Ancak bu devasa projenin hayata geçirilmesinin önünde aşılması gereken çok büyük engeller bulunuyor. Boru hattı güzergahının tek seçenek olarak Bulgaristan üzerinden geçmesi, siyasi risklerin yüksekliği ve en önemlisi de büyük bir yatırım eksikliği projenin en önemli kısıtları olarak göze çarpıyor. Moskova, yaptırımlar ve dondurulan uluslararası varlıkları nedeniyle projeye büyük sermaye koymaktan aciz durumda. Ankara ise, kendi ulusal enerji altyapısının finansmanında bile zorluklar yaşarken, milyarlarca dolarlık yeni bir boru hattı için kaynak yaratmakta zorlanıyor. Bu bağlamda, piyasa analistleri, projenin ancak "üçüncü ülkelerin ya da özel yatırım konsorsiyumlarının" katılımıyla hayata geçirilebileceği konusunda fikir birliği içerisindedir.

Tüm bu zorluklar göz önüne alındığında, Türk gaz merkezi fikri kısa vadede ekonomik bir çözümden çok, diplomatik bir koz olarak değerlendiriliyor. Analistlerin altını çizdiği gibi, bu plan mevcut siyasi ve ekonomik koşullar altında kârlı bir operasyon değil; daha çok Rusya'nın uluslararası arenada elinde kalan son siyasi manevra alanı olarak kullanılmaktadır. Proje, Moskova için uzun vadede Avrupa piyasasında dolaylı bir varlık sürdürme aracı olarak görülüyor.

Avrupa Birliği'nin gaz yasağı, özellikle Rus enerjisine yüksek oranda bağımlı olan coğrafyalarda ciddi siyasi gerilimlere yol açtı. Bu karara en sert tepkiyi gösterenlerden biri Macaristan Başbakanı Viktor Orban oldu. Orban, kararı "ideolojik ve Avrupa ekonomisine zarar verecek bir adım" olarak nitelendirerek Birliğin eylemini eleştirdi. Benzer şekilde Sırbistan da kendisini ciddi bir enerji krizinin eşiğinde buldu. Ülke, gazını Bulgaristan üzerinden tedarik ederken, yeni kararlar hem ithalatı hem de transit geçişi yasaklama tehdidi taşıyor. Üstelik Belgrad yönetimi, ABD'nin baskısıyla, Rus enerji devi Gazprom'un ortak olduğu Sırp enerji şirketi NIS'i kamulaştırmaya zorlanma tehlikesiyle karşı karşıya kalmıştır.

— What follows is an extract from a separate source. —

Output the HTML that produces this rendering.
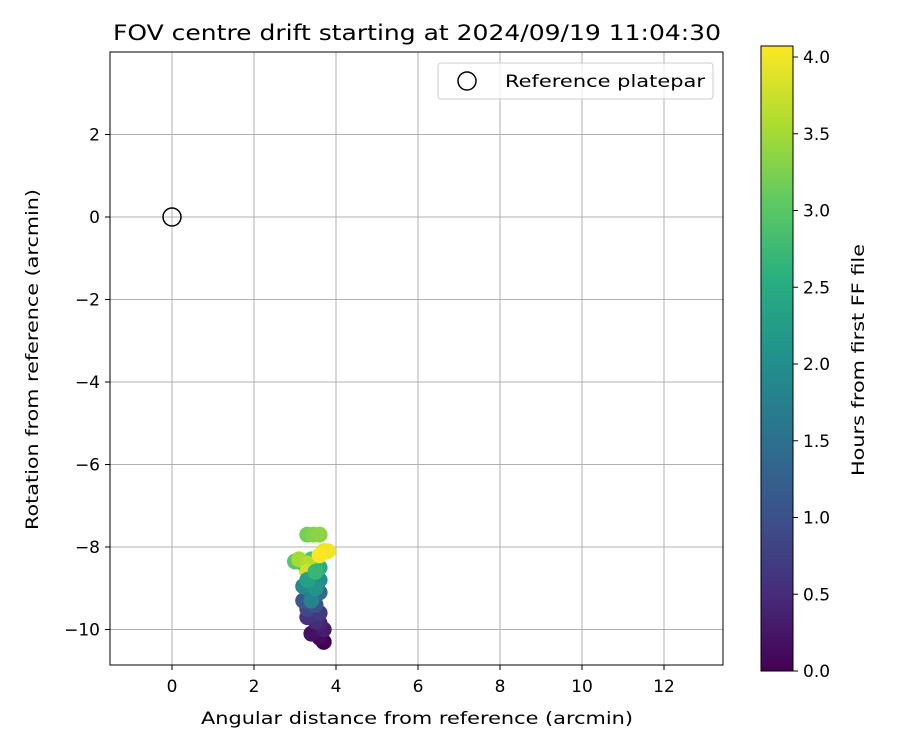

Rusya açısından ise bu kararın en büyük yükü, boru hattına bağımlı bir yapıya sahip olan enerji devi Gazprom'un omuzlarına biniyor. Uzmanlar, şirketin azalan gelirlerini telafi etme konusunda büyük zorluklar yaşayacağını ve hatta kayıpları karşılamak için yurtiçi fiyat artışlarına ve yeni vergi yüklerine başvurmak zorunda kalabileceğini belirtiyor. Öte yandan, Sıvılaştırılmış Gaz (LNG) ihracatında öne çıkan bir başka dev olan Novatek, küresel pazardaki esnekliği sayesinde kısmen toparlanma ve yeni pazarlara yönelme şansı bulabilir. Ancak Gazprom için, Türkiye üzerinden planlanan "gaz merkezi" projesi, büyük yatırım engelleri ve siyasi gerilimler nedeniyle ihtimali zayıflayan, ama hâlâ tek çıkış yolu olarak görülen hayati bir proje olmaya devam ediyor. Bu durum, Türkiye'nin jeopolitik konumunu enerji diplomasisinde benzersiz bir noktaya taşımış durumdadır.